### Do this
Leave the pictures out and retype the lines from the beginning through the line with "import * as", both ends included.

### Supplied material
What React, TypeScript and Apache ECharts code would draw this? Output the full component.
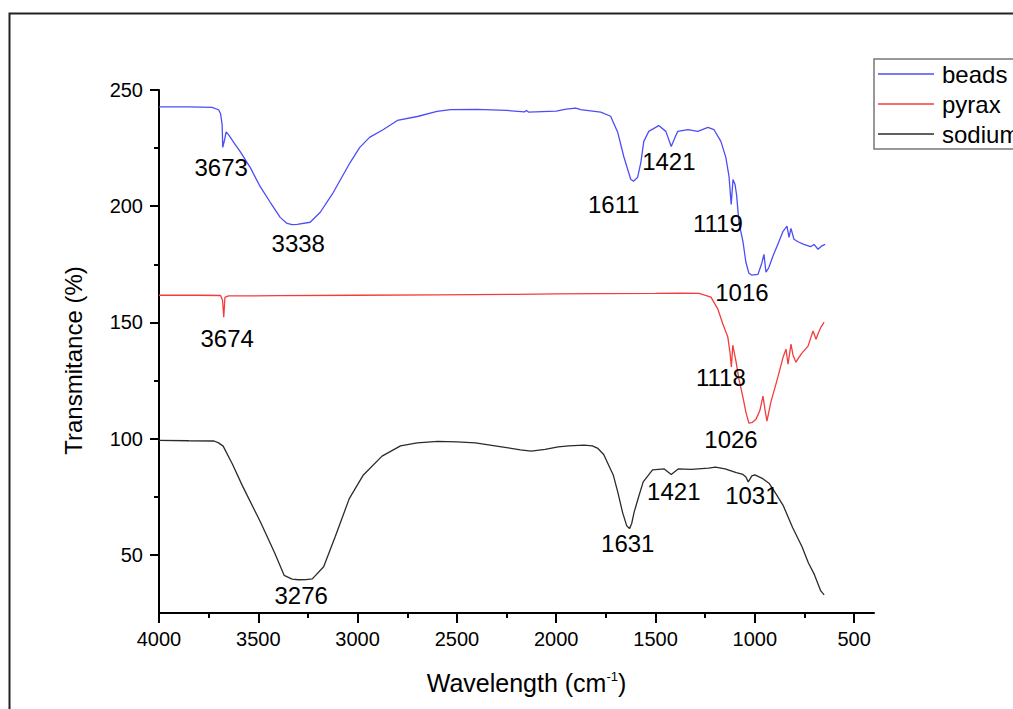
import React, { useEffect, useRef } from "react";
import * as echarts from "echarts";

// FTIR spectra: [wavenumber (cm-1), transmittance (%)]
const beadsSpectrum: number[][] = [
  [4000, 242.7], [3850, 242.7], [3733, 242.5], [3700, 241.5], [3690, 239.8], [3682, 235],
  [3679, 225.3], [3670, 228.5], [3662, 232], [3650, 230.8], [3617, 226.6], [3592, 223.6],
  [3541, 216.7], [3491, 208.5], [3440, 201.7], [3390, 195.2], [3355, 192.6], [3330, 192.1],
  [3304, 192.2], [3239, 193.1], [3188, 197.4], [3122, 206], [3037, 218.9], [2990, 225.2],
  [2940, 229.6], [2870, 233], [2800, 236.9], [2699, 238.6], [2600, 240.8], [2532, 241.6],
  [2400, 241.7], [2250, 241.2], [2160, 240.6], [2150, 241.2], [2140, 240.5], [2000, 240.9],
  [1950, 241.8], [1902, 242.2], [1877, 241.6], [1776, 240.5], [1726, 238.7], [1690, 231.7],
  [1660, 221.4], [1625, 211.6], [1611, 210.7], [1590, 212.5], [1574, 218.8], [1559, 227.9],
  [1534, 232.2], [1484, 234.7], [1448, 232.2], [1421, 225.7], [1400, 230], [1388, 232.2],
  [1337, 233], [1287, 232.2], [1236, 233.9], [1206, 233], [1171, 227.9], [1146, 221],
  [1130, 212.8], [1119, 200.8], [1110, 211.5], [1100, 209.5], [1092, 205], [1080, 193.1],
  [1060, 184.9], [1045, 175.9], [1030, 171.2], [1016, 170.4], [984, 170.7], [965, 175.5],
  [954, 179.3], [944, 171.6], [930, 173.5], [909, 178.5], [880, 184.5], [858, 189.2],
  [838, 191.4], [828, 186.6], [818, 190.5], [803, 185.8], [780, 184.6], [753, 183.6],
  [720, 182.6], [707, 183.2], [702, 183.6], [682, 181.5], [665, 182.8], [646, 183.6],
];

const pyraxSpectrum: number[][] = [
  [4000, 161.7], [3800, 161.7], [3690, 161.6], [3680, 159.5], [3674, 152.3], [3668, 160.8],
  [3650, 161.4], [3400, 161.5], [3000, 161.7], [2600, 161.9], [2200, 162.1], [2000, 162.3],
  [1800, 162.4], [1500, 162.5], [1373, 162.6], [1280, 162.5], [1221, 160.9], [1186, 155.7],
  [1161, 149.3], [1136, 143.7], [1125, 137], [1118, 130.8], [1111, 140.2], [1095, 133.4],
  [1080, 125.6], [1060, 117.9], [1045, 111.4], [1030, 106.7], [1015, 106.9], [994, 108.4],
  [975, 112], [959, 118.3], [948, 112], [939, 107.5], [919, 115.8], [900, 121.5],
  [883, 126.8], [858, 135], [843, 138.5], [833, 132], [818, 140.7], [808, 136], [793, 132.9],
  [767, 136.4], [732, 139.8], [707, 146.3], [692, 142.8], [680, 145.5], [667, 148], [651, 150.1],
];

const sodiumSpectrum: number[][] = [
  [4000, 99.3], [3850, 99.1], [3723, 99], [3700, 98.2], [3677, 96.8], [3630, 89], [3581, 79.9],
  [3488, 63.9], [3418, 50.9], [3370, 41.2], [3330, 39.6], [3299, 39.3], [3260, 39.4],
  [3228, 39.7], [3171, 44.9], [3112, 58], [3042, 74.2], [2971, 84.4], [2877, 92.5],
  [2784, 96.9], [2700, 98.2], [2596, 98.8], [2500, 98.6], [2407, 98.2], [2267, 96.4],
  [2180, 95.2], [2126, 94.6], [2056, 95.4], [1990, 96.5], [1937, 96.9], [1860, 97.2],
  [1818, 96.9], [1790, 95.8], [1761, 93.2], [1713, 84.4], [1690, 77], [1666, 68.3],
  [1645, 62.5], [1631, 61.3], [1620, 63.5], [1608, 68.3], [1585, 75], [1562, 81.4],
  [1515, 86.6], [1456, 87], [1421, 84.6], [1386, 87], [1320, 86.8], [1233, 87.3], [1198, 87.8],
  [1150, 87], [1093, 85.4], [1060, 84.6], [1045, 83.5], [1033, 81.4], [1015, 84],
  [1000, 84.4], [960, 82.8], [927, 80.7], [895, 76.5], [857, 71.2], [810, 61.8], [763, 53.6],
  [730, 46.5], [700, 41.5], [668, 34.5], [651, 32.8],
];

// Peak annotations: [label anchor wavenumber, label anchor transmittance, text]
const peakLabels: (number | string)[][] = [
  [3687, 216.7, "3673"], [3299, 184.1, "3338"], [1710, 200.8, "1611"], [1433, 219.3, "1421"],
  [1186, 192.6, "1119"], [1065, 163.0, "1016"], [3657, 143.2, "3674"], [1171, 126.1, "1118"],
  [1120, 99.5, "1026"], [1408, 77.1, "1421"], [1015, 75.4, "1031"], [1640, 54.8, "1631"],
  [3284, 32.4, "3276"],
];

const seriesNames = ["beads", "pyrax", "sodium"];
const seriesColors = ["#4d4df7", "#f43c3c", "#2b2b2b"];

const xMajorTicks = [500, 1000, 1500, 2000, 2500, 3000, 3500, 4000];
const xMinorTicks = [750, 1250, 1750, 2250, 2750, 3250, 3750];
const yMajorTicks = [50, 100, 150, 200, 250];
const yMinorTicks = [75, 125, 175, 225];

const FONT = "'Liberation Sans', Arial, sans-serif";

export default function App() {
  const ref = useRef<HTMLDivElement>(null);

  useEffect(() => {
    if (!ref.current) return;
    const chart = echarts.init(ref.current, undefined, { renderer: "svg" });
    const axisLine = { show: true, onZero: false, lineStyle: { color: "#000", width: 2 } };
    const plain = (v: number) => String(v);

    chart.setOption({
      animation: false,
      backgroundColor: "#fff",
      textStyle: { fontFamily: FONT },
      grid: { left: 159, right: 139, top: 90, bottom: 96, containLabel: false },
      legend: {
        data: seriesNames,
        orient: "vertical",
        left: 874,
        top: 59,
        padding: [3, 40, 3, 4],
        itemGap: 6,
        itemWidth: 56,
        itemHeight: 1.5,
        icon: "rect",
        borderColor: "#777",
        borderWidth: 1.5,
        backgroundColor: "#fff",
        textStyle: { fontSize: 24, color: "#000", fontFamily: FONT, padding: [0, 0, 0, 3] },
      },
      xAxis: [
        {
          type: "value",
          inverse: true,
          min: 400,
          max: 4000,
          name: "Wavelength (cm{sup|-1})",
          nameLocation: "middle",
          nameGap: 57,
          nameTextStyle: {
            fontSize: 25,
            color: "#000",
            fontFamily: FONT,
            padding: [0, 0, 0, 20],
            rich: { sup: { fontSize: 13, verticalAlign: "top", padding: [0, 0, 12, 0], color: "#000" } },
          },
          axisLine,
          axisTick: { show: true, inside: false, length: 10, customValues: xMajorTicks, lineStyle: { color: "#000", width: 2 } },
          axisLabel: { show: true, customValues: xMajorTicks, formatter: plain, margin: 16, fontSize: 20, color: "#000", fontFamily: FONT },
          splitLine: { show: false },
        },
        {
          type: "value",
          inverse: true,
          min: 400,
          max: 4000,
          position: "bottom",
          axisLine: { show: false },
          axisTick: { show: true, length: 5, customValues: xMinorTicks, lineStyle: { color: "#000", width: 2 } },
          axisLabel: { show: false },
          splitLine: { show: false },
        },
      ],
      yAxis: [
        {
          type: "value",
          min: 25,
          max: 250,
          position: "left",
          name: "Transmitance (%)",
          nameLocation: "middle",
          nameGap: 74,
          nameTextStyle: { fontSize: 24, color: "#000", fontFamily: FONT, padding: [0, 0, 0, -18] },
          axisLine,
          axisTick: { show: true, inside: false, length: 9, customValues: yMajorTicks, lineStyle: { color: "#000", width: 2 } },
          axisLabel: { show: true, customValues: yMajorTicks, formatter: plain, margin: 16, fontSize: 20, color: "#000", fontFamily: FONT },
          splitLine: { show: false },
        },
        {
          type: "value",
          min: 25,
          max: 250,
          position: "left",
          axisLine: { show: false },
          axisTick: { show: true, length: 5, customValues: yMinorTicks, lineStyle: { color: "#000", width: 2 } },
          axisLabel: { show: false },
          splitLine: { show: false },
        },
      ],
      series: [
        ...[beadsSpectrum, pyraxSpectrum, sodiumSpectrum].map((d, i) => ({
          name: seriesNames[i],
          type: "line",
          data: d,
          showSymbol: false,
          symbol: "none",
          color: seriesColors[i],
          lineStyle: { color: seriesColors[i], width: 1.3 },
          emphasis: { disabled: true },
          z: 3,
        })),
        {
          name: "peaks",
          type: "scatter",
          data: peakLabels,
          symbolSize: 0,
          itemStyle: { color: "#000" },
          silent: true,
          label: {
            show: true,
            position: "inside",
            formatter: (p: any) => String(p.value[2]),
            fontSize: 24,
            color: "#000",
            opacity: 1,
            textBorderWidth: 0,
            fontFamily: FONT,
          },
          z: 4,
        },
      ],
      graphic: [
        {
          type: "rect",
          shape: { x: 9.5, y: 13.5, width: 1030, height: 720 },
          style: { fill: "none", stroke: "#222", lineWidth: 2 },
          silent: true,
          z: 10,
        },
      ],
    });
    return () => chart.dispose();
  }, []);

  return <div ref={ref} style={{ position: "fixed", left: 0, top: 0, width: 1013, height: 709 }} />;
}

### Response to the task
What React, TypeScript and Apache ECharts code would draw this? Output the full component.
import React, { useEffect, useRef } from "react";
import * as echarts from "echarts";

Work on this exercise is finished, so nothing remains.